### Short exercise
Working from the top of the listing below, retype each line through the line containing "maxs = [0.487, 3.4, 0.430]", both included, with no pictures.

### Material provided
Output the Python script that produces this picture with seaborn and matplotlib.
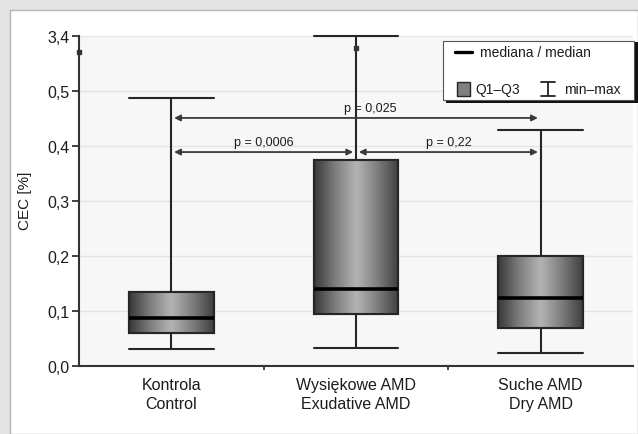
import matplotlib
matplotlib.use("Agg")
import matplotlib.pyplot as plt
from matplotlib.colors import LinearSegmentedColormap
from matplotlib.patches import Rectangle
import numpy as np
import pandas as pd
import seaborn as sns

# values (CEC %)
groups = ["Kontrola\nControl", "Wysiękowe AMD\nExudative AMD", "Suche AMD\nDry AMD"]
mins = [0.031, 0.033, 0.023]
q1 = [0.060, 0.095, 0.070]
medians = [0.088, 0.140, 0.123]
q3 = [0.135, 0.375, 0.200]
maxs = [0.487, 3.4, 0.430]

y_ticks = [0.0, 0.1, 0.2, 0.3, 0.4, 0.5, 3.4]
y_labels = ["0,0", "0,1", "0,2", "0,3", "0,4", "0,5", "3,4"]

# (from group, to group, label)
comparisons = [(0, 2, "p = 0,025"), (0, 1, "p = 0,0006"), (1, 2, "p = 0,22")]


def squash(v):
    """broken axis: everything above 0,55 is pulled down so 3,4 sits at 0,6"""
    return v if v <= 0.55 else 0.55 + (v - 3.35)


W, H = 638, 435


def px(x, y):
    """pixel position of the reference -> figure fraction"""
    return x / W, 1 - y / H


sns.set_theme(style="white")
plt.rcParams["font.family"] = ["Liberation Sans", "DejaVu Sans"]
TXT = "#1c1c1c"

fig = plt.figure(figsize=(W / 100, H / 100), dpi=100, facecolor="#e3e3e3")
fig.add_artist(Rectangle(px(10, 435), (W - 10) / W, (435 - 11) / H,
                         transform=fig.transFigure, facecolor="white",
                         edgecolor="#b5b5b5", lw=1.0, zorder=0))
ax = fig.add_axes([79 / W, 1 - 367 / H, 554 / W, 330 / H])
ax.set_facecolor("#f7f7f7")

# five points per group -> quartiles of the box are exactly the read values
rows = []
for g, a, b, c, d, e in zip(groups, mins, q1, medians, q3, maxs):
    for v in (a, b, c, d, e):
        rows.append({"group": g, "value": squash(v)})
df = pd.DataFrame(rows)

sns.boxplot(data=df, x="group", y="value", order=groups, width=0.46,
            whis=(0, 100), fliersize=0, color="#8c8c8c", linecolor="#262626",
            linewidth=1.5, capwidths=0.46,
            medianprops=dict(color="black", linewidth=2.6), ax=ax)

# shaded (cylinder-like) fill of the boxes
cmap = LinearSegmentedColormap.from_list(
    "box", ["#383838", "#7e7e7e", "#b4b4b4", "#7e7e7e", "#3e3e3e"])
grad = np.linspace(0, 1, 256).reshape(1, -1)
for patch in list(ax.patches):
    ext = patch.get_path().get_extents()
    im = ax.imshow(grad, cmap=cmap, aspect="auto", zorder=2.05,
                   extent=[ext.x0, ext.x1, ext.y0, ext.y1])
    im.set_clip_path(patch)
    ax.add_patch(Rectangle((ext.x0, ext.y0), ext.width, ext.height,
                           facecolor="none", edgecolor="#262626", lw=1.5,
                           zorder=2.2))
for ln in ax.lines:
    ln.set_zorder(2.3)
    ln.set_clip_on(False)

ax.set_xlim(-0.5, 2.5)
ax.set_ylim(0, 0.6)

# axis break marks
ax.plot([-0.5], [0.571], marker="s", ms=3, color="#333333", clip_on=False, zorder=4)
ax.plot([1], [0.578], marker="s", ms=3, color="#333333", clip_on=False, zorder=4)

ax.set_yticks([squash(v) for v in y_ticks])
ax.set_yticklabels(y_labels)
ax.set_xticks(range(len(groups)))
ax.set_xticklabels(groups, linespacing=1.3)
ax.set_xticks([0.5, 1.5], minor=True)
ax.tick_params(axis="y", length=5, width=1.3, color="#333333", labelsize=11.5,
               pad=2, labelcolor=TXT, left=True)
ax.tick_params(axis="x", which="major", length=0, labelsize=11.5, pad=8,
               labelcolor=TXT)
ax.tick_params(axis="x", which="minor", length=3, width=1.3, color="#333333",
               bottom=True)
ax.set_xlabel("")
ax.set_ylabel("")
ax.yaxis.grid(True, color="#e3e3e3", lw=1)
ax.set_axisbelow(True)
for side in ("top", "right"):
    ax.spines[side].set_visible(False)
for side in ("left", "bottom"):
    ax.spines[side].set_color("#333333")
    ax.spines[side].set_linewidth(1.5)

# p-value arrows
arrow_y = {2: 0.451, 1: 0.389}
text_dx = {2: 0.075, 1: 0.0}
for i, j, lab in comparisons:
    y = arrow_y[j - i]
    x0, x1 = i + 0.015, j - 0.015
    ax.annotate("", xy=(x1, y), xytext=(x0, y),
                arrowprops=dict(arrowstyle="<|-|>", color="#3a3a3a", lw=1.3,
                                shrinkA=0, shrinkB=0, mutation_scale=9))
    ax.text((x0 + x1) / 2 + text_dx[j - i], y + 0.008, lab, ha="center",
            va="bottom", fontsize=9, color=TXT)

fig.text(*px(25, 201), "CEC [%]", rotation=90, ha="center", va="center",
         fontsize=11, color=TXT)

# legend drawn by hand (two rows, as in the original)
fig.add_artist(Rectangle(px(446, 104), 192 / W, 61 / H, transform=fig.transFigure,
                         facecolor="#111111", edgecolor="none", zorder=5))
fig.add_artist(Rectangle(px(443, 101), 191 / W, 59 / H, transform=fig.transFigure,
                         facecolor="white", edgecolor="#555555", lw=0.8, zorder=6))
fig.add_artist(plt.Line2D(*zip(px(455, 53), px(472, 53)), transform=fig.transFigure,
                          color="black", lw=2.4, zorder=7))
fig.text(*px(480, 53), "mediana / median", va="center", fontsize=10,
         color=TXT, zorder=7)
fig.add_artist(Rectangle(px(457, 97), 13 / W, 14 / H, transform=fig.transFigure,
                         facecolor="#808080", edgecolor="#262626", lw=1.0, zorder=7))
fig.text(*px(475, 90), "Q1–Q3", va="center", fontsize=10, color=TXT, zorder=7)
for seg in ([(548, 83), (548, 97)], [(541, 83), (555, 83)], [(541, 97), (555, 97)]):
    fig.add_artist(plt.Line2D(*zip(px(*seg[0]), px(*seg[1])),
                              transform=fig.transFigure, color="#222222", lw=1.3,
                              zorder=7))
fig.text(*px(564, 90), "min–max", va="center", fontsize=10, color=TXT, zorder=7)

fig.savefig("out.png", dpi=100, facecolor=fig.get_facecolor())
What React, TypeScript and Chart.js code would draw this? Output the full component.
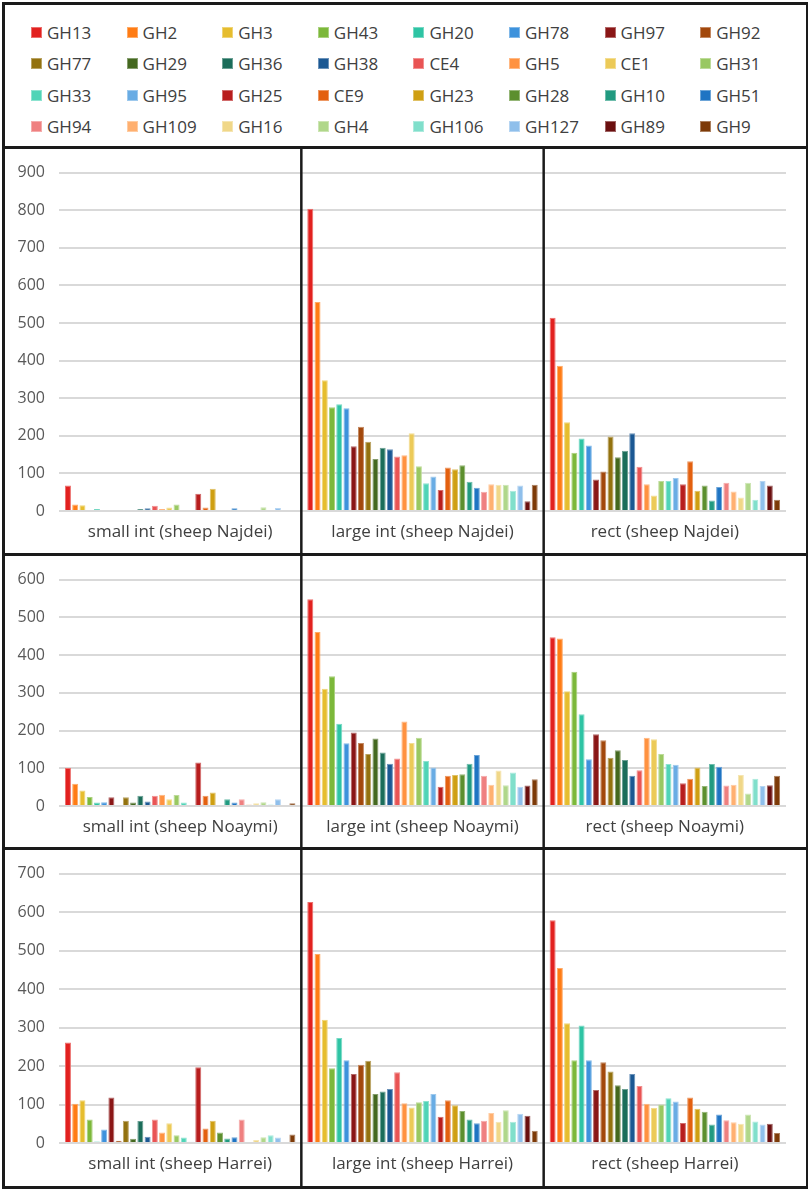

### Task solution
Output the Python script that produces this picture with seaborn and matplotlib.
import matplotlib
matplotlib.use("Agg")
import matplotlib.pyplot as plt
from matplotlib.colors import LinearSegmentedColormap
from matplotlib.patches import Rectangle
import numpy as np
import pandas as pd
import seaborn as sns

# values (CEC %)
groups = ["Kontrola\nControl", "Wysiękowe AMD\nExudative AMD", "Suche AMD\nDry AMD"]
mins = [0.031, 0.033, 0.023]
q1 = [0.060, 0.095, 0.070]
medians = [0.088, 0.140, 0.123]
q3 = [0.135, 0.375, 0.200]
maxs = [0.487, 3.4, 0.430]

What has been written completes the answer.